Dormimos perfectamente en el desguace y empezamos el día siguiente saliendo de Rochefort a las 7.00 h para pasar la esclusa y dejar el barco amarrado en el pantalán exterior, con objeto de poder visitar la ciudad y luego seguir navegando río abajo cuando nos conviniera, no forzados por el horario de la esclusa por la tarde. El pantalán exterior es uno paralelo al río en una zona que queda en seco en las mareas vivas pero con cierta cantidad de agua en las mareas muertas, como era aquel día.
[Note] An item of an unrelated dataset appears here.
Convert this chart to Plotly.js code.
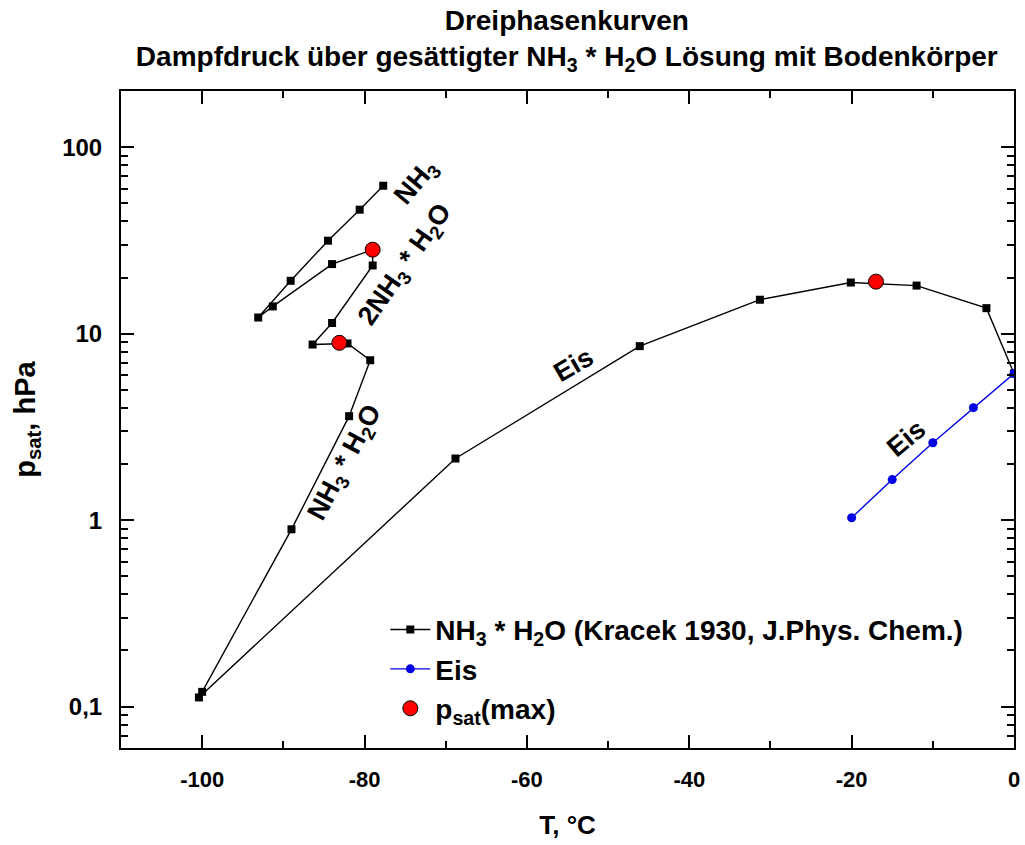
<!DOCTYPE html>
<html>
<head>
<meta charset="utf-8">
<script src="https://cdn.plot.ly/plotly-3.0.1.min.js"></script>
<style>html,body{margin:0;padding:0;background:#fff}#chart{width:1025px;height:845px}</style>
</head>
<body>
<div id="chart"></div>
<script>
// Kracek 1930: three-phase curve (one connected curve)
const kracekT = [0, -3.4, -12.0, -20.1, -31.3, -46.1, -68.8, -100.4, -100.0, -89.0, -81.9, -79.3, -82.1, -86.4, -84.0, -79.0, -79.0, -84.0, -91.3, -93.1, -89.1, -84.5, -80.6, -77.7];
const kracekP = [6.11, 13.7, 18.1, 18.8, 15.2, 8.57, 2.14, 0.112, 0.120, 0.893, 3.61, 7.20, 8.86, 8.74, 11.4, 23.2, 28.2, 23.6, 14.0, 12.2, 19.2, 31.5, 46.2, 62.1];
// Ice
const eisT = [-20, -15, -10, -5, 0];
const eisP = [1.03, 1.65, 2.60, 4.01, 6.11];
// maxima
const maxT = [-83.1, -79.0, -17.0];
const maxP = [8.93, 28.2, 19.0];

const xTickVals = [-100, -80, -60, -40, -20, 0];
const xTickText = ['-100', '-80', '-60', '-40', '-20', '0'];
const yTickVals = [0.1, 1, 10, 100];
const yTickText = ['0,1', '1', '10', '100'];

// curve labels
const labelText = ['NH<sub>3</sub>', '2NH<sub>3</sub> * H<sub>2</sub>O', 'NH<sub>3</sub> * H<sub>2</sub>O', 'Eis', 'Eis'];
const labelT = [-73.6, -74.9, -82.3, -54.3, -13.2];
const labelP = [64.5, 23.4, 2.02, 6.82, 2.75];
const labelAngle = [-50, -55, -62, -30, -40];

const FONT = 'Liberation Sans, Arial, sans-serif';

const traces = [
  {x: kracekT, y: kracekP, type: 'scatter', mode: 'lines+markers',
   name: 'NH<sub>3</sub> * H<sub>2</sub>O (Kracek 1930, J.Phys. Chem.)',
   line: {color: '#000', width: 1.4}, marker: {symbol: 'square', size: 8, color: '#000'},
   legendgroup: 'a'},
  {x: eisT, y: eisP, type: 'scatter', mode: 'lines+markers', name: 'Eis',
   line: {color: '#0000e6', width: 1.4}, marker: {symbol: 'circle', size: 9, color: '#0000e6'},
   legendgroup: 'b'},
  {x: maxT, y: maxP, type: 'scatter', mode: 'markers', name: 'p<sub>sat</sub>(max)',
   marker: {symbol: 'circle', size: 15, color: '#ff0000', line: {color: '#000', width: 1}},
   legendgroup: 'c'}
];

const annotations = labelText.map((t, i) => ({
  x: labelT[i], y: Math.log10(labelP[i]), xref: 'x', yref: 'y', text: t,
  showarrow: false, textangle: labelAngle[i],
  font: {family: FONT, size: 27, color: '#000', weight: 700}
}));

const layout = {
  width: 1025, height: 845,
  margin: {l: 121, r: 11, t: 91, b: 97},
  paper_bgcolor: '#fff', plot_bgcolor: '#fff',
  font: {family: FONT, size: 22, color: '#000', weight: 700},
  title: {text: 'Dreiphasenkurven<br>Dampfdruck über gesättigter NH<sub>3</sub> * H<sub>2</sub>O Lösung mit Bodenkörper',
          font: {family: FONT, size: 28, color: '#000', weight: 700},
          x: 0.553, xanchor: 'center', yref: 'container', y: 0.965, yanchor: 'top'},
  xaxis: {range: [-110, 0], tickvals: xTickVals, ticktext: xTickText,
          showline: true, linewidth: 2, linecolor: '#000', mirror: 'ticks',
          ticks: 'inside', ticklen: 13, tickwidth: 2, tickcolor: '#000',
          minor: {dtick: 10, tick0: 0, ticks: 'inside', ticklen: 7, tickwidth: 2, tickcolor: '#000', showgrid: false},
          showgrid: false, zeroline: false, ticklabelstandoff: 11,
          tickfont: {family: FONT, size: 22, weight: 700},
          title: {text: 'T, °C', standoff: 24, font: {family: FONT, size: 26, weight: 700}}},
  yaxis: {type: 'log', range: [Math.log10(0.06), Math.log10(200)],
          tickvals: yTickVals, ticktext: yTickText,
          showline: true, linewidth: 2, linecolor: '#000', mirror: 'ticks',
          ticks: 'inside', ticklen: 13, tickwidth: 2, tickcolor: '#000',
          minor: {dtick: 'D1', ticks: 'inside', ticklen: 7, tickwidth: 2, tickcolor: '#000', showgrid: false},
          showgrid: false, zeroline: false, ticklabelstandoff: 12,
          tickfont: {family: FONT, size: 24, weight: 700},
          title: {text: 'p<sub>sat</sub>, hPa', standoff: 18, font: {family: FONT, size: 29, weight: 700}}},
  showlegend: true,
  legend: {x: 0.296, y: 0.218, xanchor: 'left', yanchor: 'top', bgcolor: 'rgba(0,0,0,0)',
           font: {family: FONT, size: 28, color: '#000', weight: 700},
           tracegroupgap: 1, traceorder: 'normal', itemwidth: 40},
  annotations: annotations
};

Plotly.newPlot('chart', traces, layout, {displayModeBar: false, staticPlot: true});
</script>
</body>
</html>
Se trata de un pantalán de espera pero provisto de agua y electricidad, utilizado además por algunas barcas de tráfico local, y que curiosamente tiene sus extremos con forma de proa de barco para no hacer mucha resistencia a la fuerza del río. Aun así tenía las dos puntas aboyadas por los golpes de los troncos que arrastraba. Amarramos de proa a la corriente y con el timón bien sujeto a la vía, y nos fuimos a conocer Rochefort, que nos encantó. Es sorprendente la Cordelería Real, una fábrica de cuerdas impresionante. Es una nave industrial de unos 300 metros paralela al río, perfectamente conservada (ahora es un museo), en un terreno de césped como el de un campo de golf y asomada al río a través de un paseo peatonal, con algunas esculturas alusivas a su actividad y un patio posterior empedrado. Una zona verde de expansión de la ciudad extraordinaria. A su lado está el dique seco donde se construyó la réplica de la fragata L’Hermione, la original de 1779. Durante su construcción ese dique era un punto de atracción turística por sí mismo, y ahora que la réplica ya está finalizada y navegando por distintas concentraciones de barcos clásicos en todo el mundo, ha quedado huérfano. Para intentar mantener cierto atractivo se ha construido un parque infantil de tirolinas, camas elásticas, y similares, sobre una segunda réplica de L’Hermione que esta vez no tiene intención de navegar.